Walker has appeared on:
- The Wealth Channel (April 5, 2012)
- KVTA Santa Barbara Radio Show (September 9, 2011)
- Fundweb.co (May 30, 2011)
- Canada's Venture Capital and Private Equity Association Keynote Speaker
- iGlobal Alternative Investment Conference (May 4, 2011)
- Pensions and Investments Annual East Coast Defined Contribution Conference (March 13, 2011)
- CNBC Closing bell (December 27, 2010)
- Fox Business (December 17, 2010)
He has also been featured in numerous publications including The Philadelphia Inquirer, The Wall Street Journal, Registered Rep, Reuters, Pageperry, and Investment Advisor.

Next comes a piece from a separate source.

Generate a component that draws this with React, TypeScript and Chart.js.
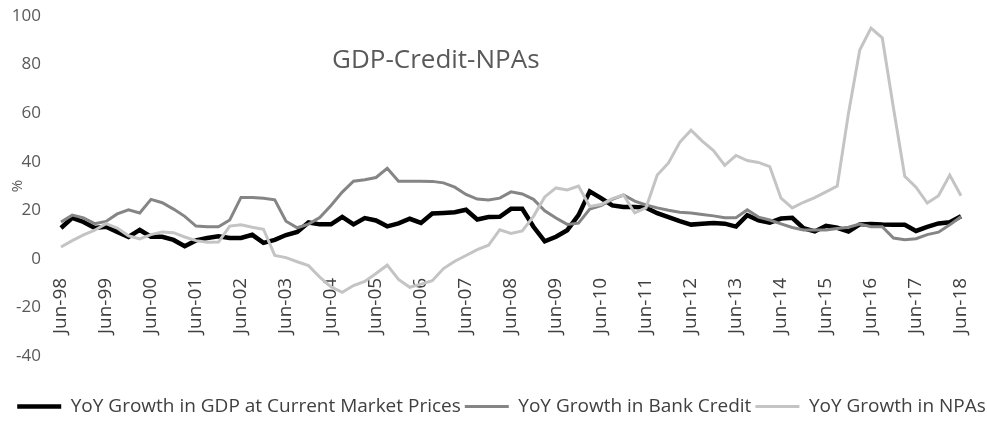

== Awards and achievements ==
In his financial career Walker received numerous awards and recognitions. While at Alex. Brown, he was a member of Alex. Brown's "elite Flagship group". When Walker transitioned to Morgan Stanley, he rose through the ranks and became a member of the "prestigious chairman’s group" for outstanding achievement. Aside from his work related achievements, Walker was frequently featured in publications that honored him for outstanding achievement. He was listed as one of the "Forty Under 40" according to the Philadelphia Business Journal in a publication honoring the "top young entrepreneurs in the Philadelphia area". He was also listed in the Philadelphia Business Journal as one of the "Winner’s Circle: The Top Wealth Advisors”. On February 9, 2009, he was listed by Barron's as “one of the Top 1000 Advisors”. Additionally, he was named “one of the Top 25 Wealth Advisers" by the Philadelphia Business Journal 2009 Book of lists.

== Philanthropy ==

Walker is an active philanthropist. He served as a Director of the Board of Big Brothers/Big Sisters of Montgomery County and is involved with many other charitable organizations including the Boy Scouts of America, Red Cross, American Heart Association, Philadelphia Art Museum, Please Touch Museum for Children, Philadelphia Zoo, Philadelphia Orchestra, and the Franklin Institute. He serves on the board of directors for The Space Shuttle Children's Fund.